The PRSS1 genes give instructions for making the enzyme cationic trypsinogen, which is produced in the pancreas and aids in the digestion of food.

The U.S. National Library of Medicine explains: “Some PRSS1 gene mutations that cause hereditary pancreatitis result in the production of a cationic trypsinogen enzyme that is prematurely converted to trypsin while it is still in the pancreas. Other mutations prevent trypsin from being broken down. These changes result in elevated levels of trypsin in the pancreas. Trypsin activity in the pancreas can damage pancreatic tissue and can also trigger an immune response, causing inflammation in the pancreas.”

For reasons that remain unknown, not all individuals with a disease-causing variant in PRSS1 develop hereditary pancreatitis. The chance of developing pancreatitis due to a variant in the PRSS1 gene has been estimated to be approximately 80%. 


Familial Pancreatitis

Familial pancreatitis is used to describe families with a higher incidence of pancreatitis than expected by chance. A diagnosis of familial pancreatitis requires at least two or more first- or second-degree family members with idiopathic pancreatitis not attributed to obstructive or environmental causes. Additional causes of pancreatitis that should be ruled out include PRSS1-hereditary pancreatitis and a CFTR-related disorder. Idiopathic refers to the unknown etiology, or cause, of the pancreatitis attacks. To rule out other causes, your healthcare provider may ask questions about your lifestyle behaviors, medications you’ve been on, and other details about your life. Genetic testing may be indicated to look for genetic variants associated with familial and/or hereditary pancreatitis.



The Distinction Between Hereditary and Familial Pancreatitis

The distinction between hereditary and familial pancreatitis is important to determine the cause of pancreatitis in a family and risk to other family members. Ultimately, the risk for family members to develop pancreatitis depends on both the presentation of pancreatitis within the family and the presence of known genetic contributions. 

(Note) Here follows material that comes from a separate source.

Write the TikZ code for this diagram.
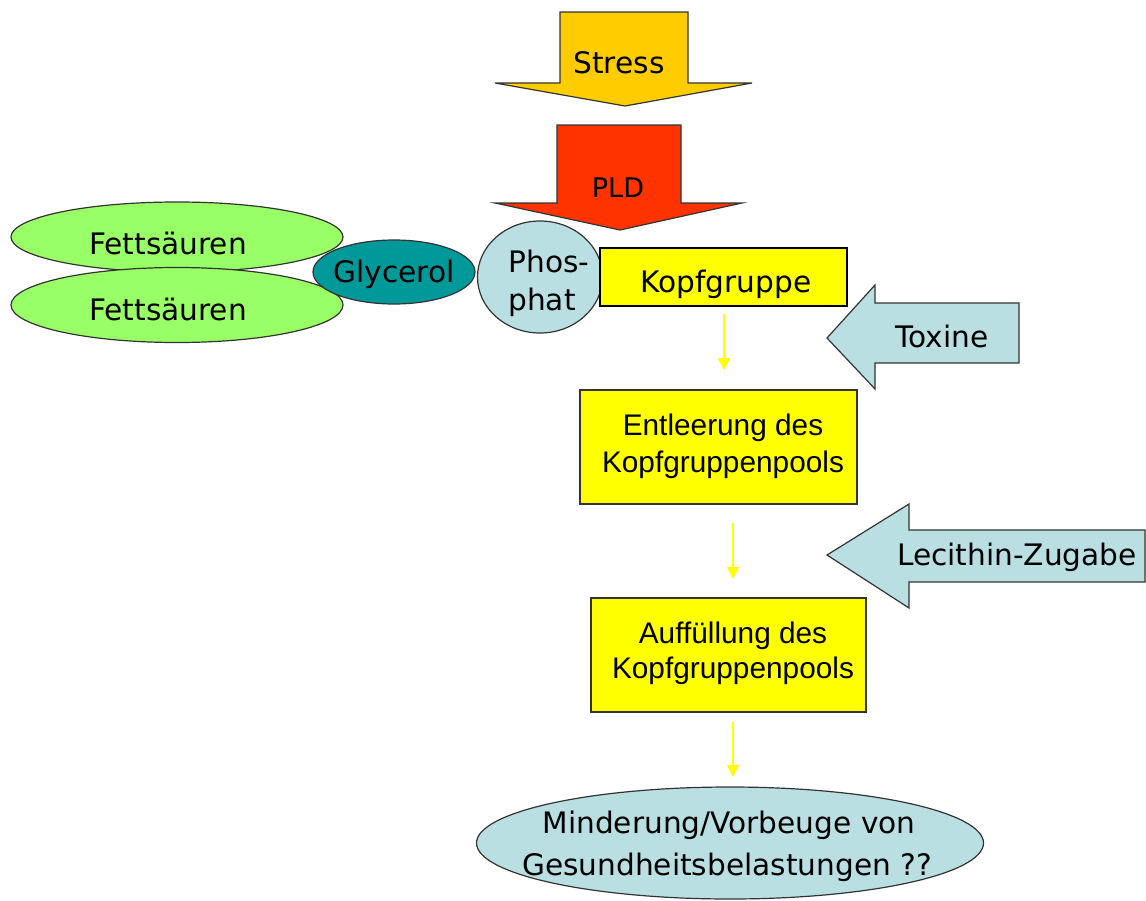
\documentclass[tikz,border=0pt]{standalone}
\usepackage{fontspec}
\setmainfont{DejaVu Sans}
\newfontfamily\arialf{Liberation Sans}
\usetikzlibrary{arrows.meta,shapes.geometric}
\definecolor{stressc}{HTML}{FFCC00}
\definecolor{pldc}{HTML}{FF3300}
\definecolor{fatc}{HTML}{99FF66}
\definecolor{glyc}{HTML}{009999}
\definecolor{lblue}{HTML}{B9DFE3}
\definecolor{yel}{HTML}{FFFF00}
\definecolor{edge}{HTML}{333333}
\tikzset{
  shp/.style={draw=edge, line width=0.6pt},
  ell/.style={shp, ellipse, inner sep=0pt},
  boxy/.style={shp, rectangle, inner sep=0pt, fill=yel},
  txt/.style={anchor=base, inner sep=0pt, font=\fontsize{14.8pt}{17pt}\selectfont},
  atxt/.style={anchor=base, inner sep=0pt, font=\arialf\fontsize{14.9pt}{17pt}\selectfont},
  flow/.style={draw=yel, line width=0.8pt, -{Triangle[width=6pt,length=6pt]}},
}
\begin{document}
\begin{tikzpicture}[x=0.5pt,y=-0.5pt]
\useasboundingbox (0,0) rectangle (1146,900);
% Stress arrow
\draw[shp, fill=stressc] (560,12) -- (688,12) -- (688,83) -- (752,83) -- (625,106) -- (495,83) -- (560,83) -- cycle;
\node[txt] (stress) at (619,73) {Stress};
% PLD arrow
\draw[shp, fill=pldc] (557,125) -- (681,125) -- (681,203) -- (742,203) -- (620,230) -- (495,203) -- (557,203) -- cycle;
\node[txt, font=\fontsize{13.5pt}{16pt}\selectfont] (pld) at (618,197) {PLD};
% Fatty acids, glycerol, phosphate
\node[ell, fill=fatc, minimum width=166pt, minimum height=35pt] (f1) at (177,237) {};
\node[ell, fill=fatc, minimum width=166pt, minimum height=37.5pt] (f2) at (177,305) {};
\node[ell, fill=glyc, minimum width=81pt, minimum height=32pt] (gly) at (394,272) {};
\node[ell, fill=lblue, minimum width=62.5pt, minimum height=56pt] (phos) at (540,277) {};
\node[boxy, draw=black, minimum width=123.5pt, minimum height=29pt] (kopf) at (723.5,277) {};
\node[txt] (f1t) at (168,254) {Fettsäuren};
\node[txt] (f2t) at (168,320) {Fettsäuren};
\node[txt] (glyt) at (394,282) {Glycerol};
\node[txt, anchor=base west] (phost) at (508,272) {Phos-};
\node[txt, anchor=base west] (phatt) at (508,310) {phat};
\node[txt] (kopft) at (726,292) {Kopfgruppe};
% Toxine arrow
\draw[shp, fill=lblue] (1019,303) -- (875,303) -- (875,285) -- (827,338) -- (875,389) -- (875,363) -- (1019,363) -- cycle;
\node[txt] (tox) at (942,347) {Toxine};
% Entleerung box
\node[boxy, minimum width=138.5pt, minimum height=57pt] (entl) at (718.5,447) {};
\node[atxt] (entl1) at (723,435) {Entleerung des};
\node[atxt] (entl2) at (723,472) {Kopfgruppenpools};
% Lecithin arrow
\draw[shp, fill=lblue] (1145,530) -- (909,530) -- (909,504) -- (827,555) -- (909,608) -- (909,582) -- (1145,582) -- cycle;
\node[txt] (lec) at (1017,565) {Lecithin-Zugabe};
% Auffuellung box
\node[boxy, minimum width=137.5pt, minimum height=57pt] (auff) at (728.5,655) {};
\node[atxt] (auff1) at (733,643) {Auffüllung des};
\node[atxt] (auff2) at (733,678) {Kopfgruppenpools};
% Outcome ellipse
\node[ell, fill=lblue, minimum width=253.5pt, minimum height=56pt] (mind) at (730,843) {};
\node[txt] (mind1) at (729,833) {Minderung/Vorbeuge von};
\node[txt] (mind2) at (727,875) {Gesundheitsbelastungen ??};
% yellow connectors
\coordinate (a1s) at (724,314); \coordinate (a1e) at (724,370);
\coordinate (a2s) at (733,523); \coordinate (a2e) at (733,579);
\coordinate (a3s) at (733,722); \coordinate (a3e) at (733,777);
\draw[flow] (a1s) -- (a1e);
\draw[flow] (a2s) -- (a2e);
\draw[flow] (a3s) -- (a3e);
\end{tikzpicture}
\end{document}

Although genetic variants are expected to contribute to pancreatitis in hereditary and familial pancreatitis kindreds, not all families have a known genetic cause due to limitations in testing and research. Still, avoiding certain lifestyle behaviors like drinking alcohol or smoking cigarettes may reduce the severity of attacks or slow the progression of chronic pancreatitis even in individuals with genetic forms of pancreatitis. Speak to your healthcare provider if you have questions surrounding your diagnosis or the diagnosis of a loved one.



How Genetic Testing for Diseases Can Impact Treatment

Genetic testing involves examining your genes for changes that may or may not cause illness or disease. The results of a genetic test allow your doctors to make better targeted treatment decisions for your disease.